Франко-канадский многосерийный проект «У истоков человечества» Жака Малатерра, показанный по каналу «Россия-К» почти параллельно с «Манежным лошадиным чтением», продемонстрировал шаг за шагом процесс медленного и мучительного превращения обезьян в людей. Этот мини-сериал можно считать беспрецедентным по желанию его создателей преодолеть гигантские толщи времени и ощутить всю нашу близость к самым древним предкам не только кроманьонца, но и неандертальца.

Если раньше происхождение человека во многом оставалось умозрительной теорией, то сегодняшняя визуальная культура позволяет увидеть, «как это было» — как менялась форма морды, превращаясь постепенно в лицо, как видоизменялись походка, жестикуляция, принципы общения. Собственно, этот проект берет крупным планом тот многомиллионный временной пласт, когда человек еще не вышел из мира животных, но уже стал человеком. Люди науки и телевидения словно ищут и пытаются нащупать нечто такое, что позволит смириться с сегодняшним человеческим несовершенством.

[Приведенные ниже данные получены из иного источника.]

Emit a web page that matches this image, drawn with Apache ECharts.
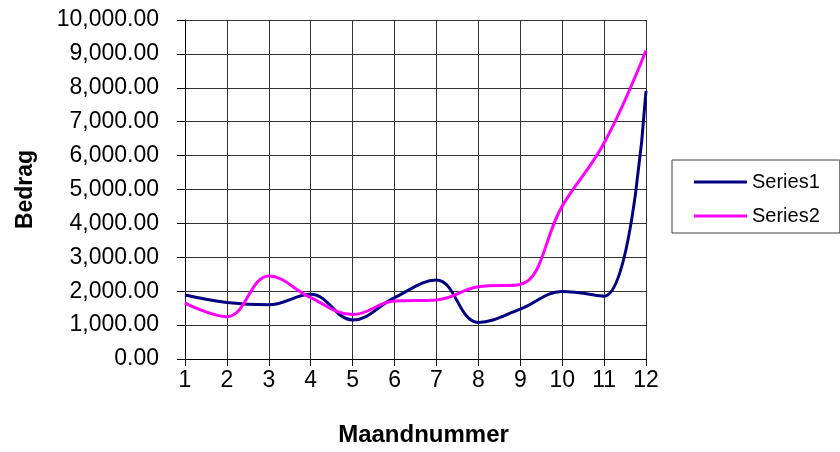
<!DOCTYPE html>
<html>
<head>
<meta charset="utf-8">
<script src="https://cdn.jsdelivr.net/npm/echarts@6/dist/echarts.min.js"></script>
<style>
  html, body { margin: 0; padding: 0; background: #fff; }
  #chart { width: 840px; height: 452px; }
</style>
</head>
<body>
<div id="chart"></div>
<script>
// maanden 1..12
let months = ['1', '2', '3', '4', '5', '6', '7', '8', '9', '10', '11', '12']

let series1 = [1890, 1670, 1600, 1910, 1150, 1810, 2330, 1080, 1470, 1990, 1850, 7910]
let series2 = [1650, 1250, 2450, 1810, 1310, 1710, 1740, 2130, 2200, 4510, 6370, 9100]

let font = '"Liberation Sans", Arial, sans-serif'

let chart = echarts.init(document.getElementById('chart'))

chart.setOption({
  animation: false,
  grid: {
    left: 185,
    right: 194,
    top: 20,
    bottom: 92
  },
  legend: {
    left: 672,
    top: 160,
    orient: 'vertical',
    borderColor: '#404040',
    borderWidth: 1,
    padding: [11, 20, 6, 22],
    itemGap: 12,
    itemWidth: 53,
    itemHeight: 3,
    icon: 'rect',
    textStyle: {
      fontFamily: font,
      fontSize: 20,
      color: '#000',
      lineHeight: 22
    },
    data: ['Series1', 'Series2']
  },
  xAxis: {
    type: 'category',
    data: months,
    boundaryGap: false,
    name: 'Maandnummer',
    nameLocation: 'middle',
    nameGap: 64,
    nameTextStyle: {
      fontFamily: font,
      fontSize: 24,
      fontWeight: 'bold',
      color: '#000',
      padding: [0, 0, 0, 16]
    },
    axisLine: { lineStyle: { color: '#000', width: 1 } },
    axisTick: { show: true, length: 7, lineStyle: { color: '#000' } },
    axisLabel: {
      fontFamily: font,
      fontSize: 23,
      color: '#000',
      margin: 10
    },
    splitLine: { show: true, lineStyle: { color: '#333', width: 1 } }
  },
  yAxis: {
    type: 'value',
    min: 0,
    max: 10000,
    interval: 1000,
    name: 'Bedrag',
    nameLocation: 'middle',
    nameGap: 148,
    nameTextStyle: {
      fontFamily: font,
      fontSize: 23,
      fontWeight: 'bold',
      color: '#000'
    },
    axisLine: { show: true, lineStyle: { color: '#000', width: 1 } },
    axisTick: { show: true, length: 8, lineStyle: { color: '#000' } },
    axisLabel: {
      fontFamily: font,
      fontSize: 23,
      color: '#000',
      margin: 26,
      formatter: v => v.toLocaleString('en-US', { minimumFractionDigits: 2, maximumFractionDigits: 2 })
    },
    splitLine: { show: true, lineStyle: { color: '#333', width: 1 } }
  },
  series: [
    {
      name: 'Series1',
      type: 'line',
      data: series1,
      smooth: 0.4,
      symbol: 'none',
      lineStyle: { color: '#000080', width: 3 },
      itemStyle: { color: '#000080' }
    },
    {
      name: 'Series2',
      type: 'line',
      data: series2,
      smooth: 0.4,
      symbol: 'none',
      lineStyle: { color: '#FF00FF', width: 3 },
      itemStyle: { color: '#FF00FF' }
    }
  ]
})
</script>
</body>
</html>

Если сериалы о современном состоянии природного мира часто побуждают к печальным выводам, то фильмы о далеком прошлом природы рождают опосредованные надежды. Раз эволюция имела место, быть может, у человечества многое еще впереди. Быть может, сегодняшняя цивилизация не абсолютная бесконечная данность, не итог нашего развития, но лишь небольшая ступенька далеко не пройденной лестницы. Телевидение все активнее берет на себя функции виртуальной машины времени, потому что машины виртуальных пространственных перемещений уже недостаточно. Выезды на современную природу, в мир современных животных увлекательны, но таят в себе признание нашей общей с животными безнадежности. Требуются выезды в отдаленное прошлое, чтобы рядом с другими животными лицезреть и других людей. Тогда появится возможность уповать на то, что в очень далеком будущем люди и звери тоже будут совершенно не такими, как сегодня.